Enfin, la violence auto-infligée, et plus particulièrement le suicide et les comportements suicidaires, s'avère être l'un des indicateurs les plus significatifs de la détresse vécue dans la population autochtone, en particulier la détresse des adolescents et des jeunes adultes [56,57]. L'étude du suicide et des comportements suicidaires dans les milieux autochtones a longtemps été abordée sous l'angle des études empiriques de cas individuels, à travers l'approche épidémiologique utile pour identifier les facteurs de risque ou encore à partir d'études ethnographiques [32]. Cela dit, l'analyse exclusive des problèmes individuels peut occulter l'influence de problèmes beaucoup plus généraux dans la vie d'un individu.

L'analyse contemporaine du suicide et des comportements suicidaires dans les milieux autochtones est de plus en plus orientée vers la démonstration de l'influence de facteurs structurels, sociaux et communautaires sur la sphère individuelle [56–60]. En effet, la variation du taux de suicide entre les communautés et les Nations a conduit des chercheurs d'ici et d'ailleurs à faire la démonstration que le suicide dépasse le phénomène individuel, et qu'il doit plutôt être considéré comme un indicateur de la souffrance collective [32,56,61,62].

  1. La violence spirituelle et culturelle « réfère à l'érosion et à la perte des valeurs traditionnelles ou à l'anéantissement des croyances culturelles ou religieuses d'une personne.

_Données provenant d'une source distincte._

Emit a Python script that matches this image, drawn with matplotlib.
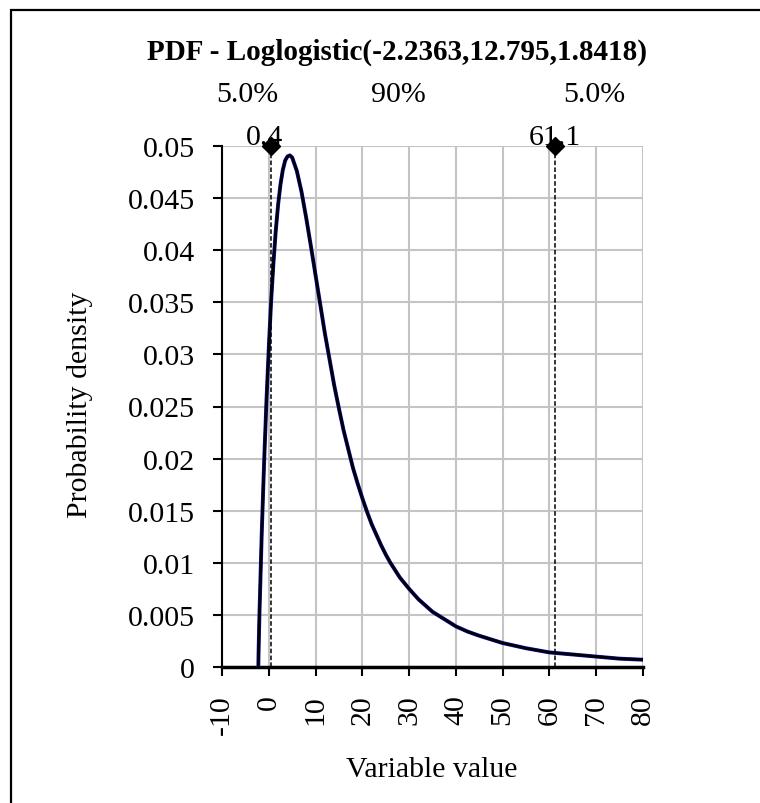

Il y a utilisation de son pouvoir et de ses capacités de contrôle pour nier les droits et besoins culturels ou spirituels d'une personne. Cela peut comprendre l'interdiction d'accès à une terre ou à une cérémonie spirituelle ou culturelle, la négation d'un héritage culturel ou encore le fait de forcer quelqu'un à des pratiques culturelles ou spirituelles contre son gré. Cette forme de violence affecte profondément le sentiment d'identité des victimes autochtones, puisque la composante spirituelle y occupe une place importante » (Kiyoshk, 2001 et VITF, 2003, cités dans Montminy et collaborateurs [43]).